First, there is the billable versus the non-billable deliverables ratio in the total scope of the work. One needs to look at the complexity of the work done for each client, instead of the total number of deliverables only. If, for some clients, the non-billable tasks weigh in heavier, then agencies must strengthen their client service and planning team because these clients require better project planning and management, regardless of the reason why there are more non-billable jobs. However, if an agency is lucky and it is the other way round, they should not think all is well. They need to keep supplementing the creative team with fresh, entry level resources to prevent the team from burning out.

Second is ‘deliverables per million,’ and this can only be calculated if the billable versus the non-billable deliverables ratio has been measured. For every one million PKR of agency income, agencies deliver 25 to 40 creative executions (this number is as honest as the agency heads I spoke to were). The number of deliverables is increasing every year, and the types of deliverables per medium are also growing (classified by clients under the dreadful category of ‘adaptations’). Ideally, the number should be less than 50. If the number goes above, agencies need to check whether their client service teams are slackening or if the client is taking advantage of the agency’s urge to retain the account. This is a critical metric for both retainer and rate-card relationships, as it helps channel agencies’ efforts in more profitable directions. It also helps in internal performance evaluation and team/employee appraisals.
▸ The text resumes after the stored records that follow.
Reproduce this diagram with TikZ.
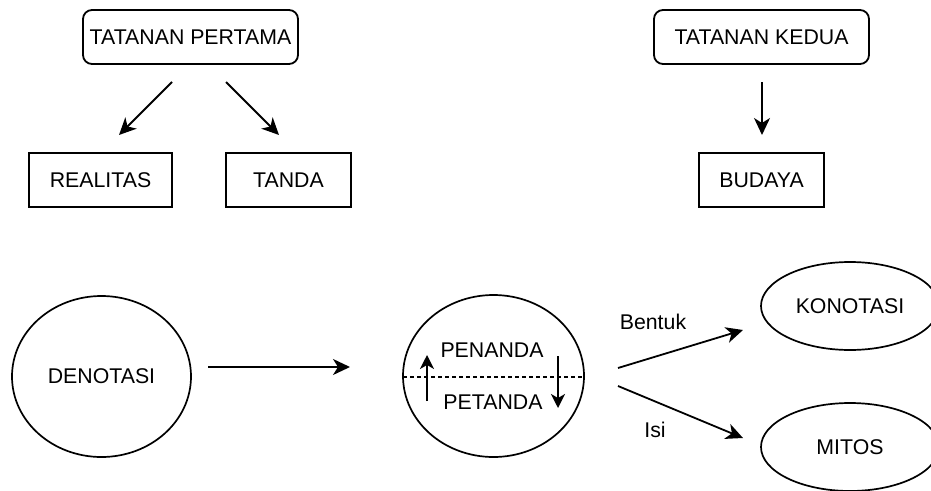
\documentclass[tikz,border=0pt]{standalone}
\usepackage{fontspec}
\setmainfont{Liberation Sans}
\usetikzlibrary{shapes.geometric,arrows.meta}
\begin{document}
\begin{tikzpicture}[x=1pt,y=-1pt,
  every node/.style={font=\fontsize{21.3}{25}\selectfont, inner sep=0pt, outer sep=0pt},
  roundbox/.style={draw, line width=1.8pt, rounded corners=9pt, minimum width=215pt, minimum height=54pt},
  plainbox/.style={draw, line width=1.8pt, minimum height=54pt},
  oval/.style={draw, ellipse, line width=1.7pt},
  arr/.style={line width=1.8pt, -{Stealth[length=17pt,width=16pt,inset=5pt]}},
  smallarr/.style={line width=1.8pt, -{Stealth[length=14pt,width=14pt,inset=4pt]}},
  lbl/.style={}
]
\useasboundingbox (0,0) rectangle (931,490);
% top boxes
\node[roundbox] (tp) at (190.5,37) {TATANAN PERTAMA};
\node[roundbox] (tk) at (761.5,37) {TATANAN KEDUA};
\node[plainbox, minimum width=143pt] (realitas) at (100.5,180) {REALITAS};
\node[plainbox, minimum width=125pt] (tanda) at (288.5,180) {TANDA};
\node[plainbox, minimum width=125pt] (budaya) at (761.5,180) {BUDAYA};
% arrow end coordinates
\coordinate (a1s) at (172,82); \coordinate (a1e) at (119,135);
\coordinate (a2s) at (226,82); \coordinate (a2e) at (279,135);
\coordinate (a3s) at (762,82); \coordinate (a3e) at (762,135);
\draw[arr] (a1s) -- (a1e);
\draw[arr] (a2s) -- (a2e);
\draw[arr] (a3s) -- (a3e);
% bottom
\node[oval, minimum width=179pt, minimum height=161pt] (deno) at (101.5,376.5) {DENOTASI};
\node[oval, minimum width=181pt, minimum height=162pt] (mid) at (493.5,376) {};
\node[oval, minimum width=178pt, minimum height=88pt] (kono) at (850,306) {KONOTASI};
\node[oval, minimum width=178pt, minimum height=88pt] (mitos) at (850,447) {MITOS};
\node (penanda) at (492,350) {PENANDA};
\node (petanda) at (493,402) {PETANDA};
\node[lbl] (bentuk) at (653,322) {Bentuk};
\node[lbl] (isi) at (655,430) {Isi};
\draw[line width=1.4pt, dash pattern=on 4pt off 3pt] (mid.west |- 0,377) -- (mid.east |- 0,377);
\coordinate (b1s) at (208,367); \coordinate (b1e) at (350,367);
\draw[arr] (b1s) -- (b1e);
\coordinate (ups) at (427,401); \coordinate (upe) at (427,355);
\coordinate (dns) at (558,356); \coordinate (dne) at (558,408);
\draw[smallarr] (ups) -- (upe);
\draw[smallarr] (dns) -- (dne);
\coordinate (bts) at (618,368); \coordinate (bte) at (743,330);
\coordinate (iss) at (618,386); \coordinate (ise) at (743,438);
\draw[arr] (bts) -- (bte);
\draw[arr] (iss) -- (ise);
\end{tikzpicture}
\end{document}
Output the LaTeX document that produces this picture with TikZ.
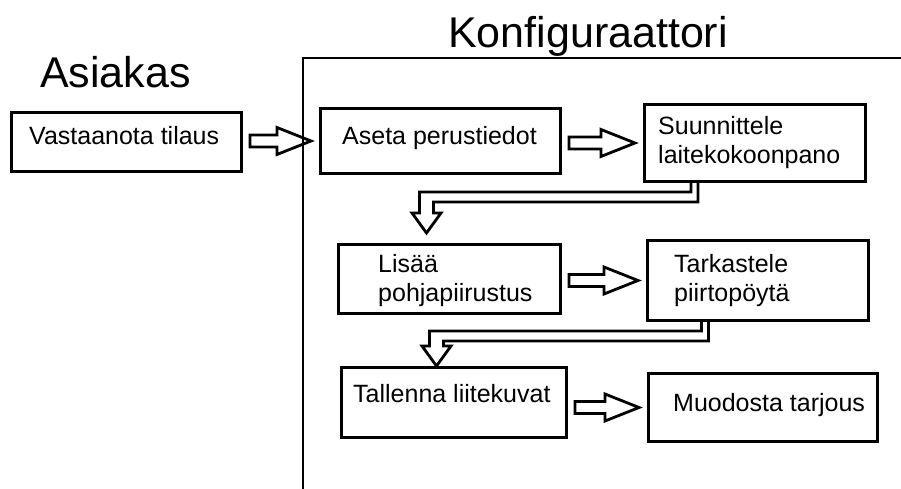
\documentclass[tikz,border=0pt]{standalone}
\usepackage{fontspec}
\setmainfont{Liberation Sans}
\usetikzlibrary{calc}

\begin{document}
\begin{tikzpicture}[x=1pt,y=1pt,
    box/.style={draw,line width=3.3pt,inner sep=0pt},
    txt/.style={anchor=base west,inner sep=0pt,align=left,font=\fontsize{25}{29}\selectfont},
    title/.style={anchor=base west,inner sep=0pt,font=\fontsize{43}{50}\selectfont},
    hollow/.style={draw,line width=2.8pt,line join=miter}]
  \useasboundingbox (0,0) rectangle (901,489);
  % frame of the configurator
  \draw[line width=1.5pt] (303,0) -- (303,431) -- (901,431);
  \node[title] (asiakas) at (40,401) {Asiakas};
  \node[title] (konf) at (448,441) {Konfiguraattori};
  % boxes
  \node[box,minimum width=229.7pt,minimum height=58.7pt] (vast) at (126.5,347) {};
  \node[box,minimum width=239.7pt,minimum height=64.7pt] (aseta) at (440.5,348) {};
  \node[box,minimum width=220.7pt,minimum height=76.7pt] (suun) at (755,346) {};
  \node[box,minimum width=221.7pt,minimum height=68.7pt] (lisaa) at (449.5,210) {};
  \node[box,minimum width=220.7pt,minimum height=79.7pt] (tark) at (758,208.5) {};
  \node[box,minimum width=224.7pt,minimum height=69.7pt] (tall) at (454,86.5) {};
  \node[box,minimum width=228.7pt,minimum height=67.7pt] (muod) at (763,81.5) {};
  % texts (two-line ones sit on their last line)
  \node[txt] (vastt) at (29,344) {Vastaanota tilaus};
  \node[txt] (asetat) at (342,344) {Aseta perustiedot};
  \node[txt] (suunt) at (658,325) {Suunnittele\\laitekokoonpano};
  \node[txt] (lisaat) at (378,187) {Lisää\\pohjapiirustus};
  \node[txt] (tarkt) at (674,187) {Tarkastele\\piirtopöytä};
  \node[txt] (tallt) at (353,86) {Tallenna liitekuvat};
  \node[txt] (muodt) at (673,77) {Muodosta tarjous};
  % straight arrows
  \foreach \a/\b in {vast/aseta,aseta/suun,lisaa/tark,tall/muod}
    \draw[hollow] let \p1=(\a.east), \p2=(\b.west) in
      (\x1+7pt,\y2-6pt) -- (\x2-42pt,\y2-6pt) -- (\x2-42pt,\y2-13.5pt) -- (\x2-8pt,\y2)
      -- (\x2-42pt,\y2+13.5pt) -- (\x2-42pt,\y2+6pt) -- (\x1+7pt,\y2+6pt) -- cycle;
  % elbow arrows
  \foreach \a/\dx/\b/\ex/\ey in {suun/-60.5/lisaa/-23/10,tark/-53/tall/-17.5/0}
    \draw[hollow] let \p1=($(\a.south)+(\dx,0)$), \p2=($(\b.north)+(\ex,\ey)$) in
      (\x1+3.5pt,\y1) |- (\x2+7pt,\y1-19pt) -- (\x2+7pt,\y2+20pt) -- (\x2+14.5pt,\y2+20pt)
      -- (\x2,\y2) -- (\x2-14.5pt,\y2+20pt) -- (\x2-7pt,\y2+20pt) |- (\x1-3.5pt,\y1-9pt)
      -- (\x1-3.5pt,\y1);
\end{tikzpicture}
\end{document}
"The dogma in our industry is that account retention is supreme and this has become our collective conceptual prison."

Respect yourself!
Being ready for change is not the same as being ready to fulfil every single client demand. If you want your client to respect you, respect yourself. Remember, a principle isn’t a principle until it costs you money, and trust me when I say it will cost you more than money if you don’t have principles. The dogma in our industry is that account retention is supreme and this has become our collective conceptual prison. The strange thing is that despite the state of our business, we love our prison cell because we made it with our own hands, and because it gives us a false sense of security that things will go back to how they were – when the money was good and the clients respectful. This needs to change; agency heads need to replace their shallow hunger for revenues and growth with the drive for ideas and creativity that brought them to this business to begin with.

Umair Saeed is COO, Blitz Advertising.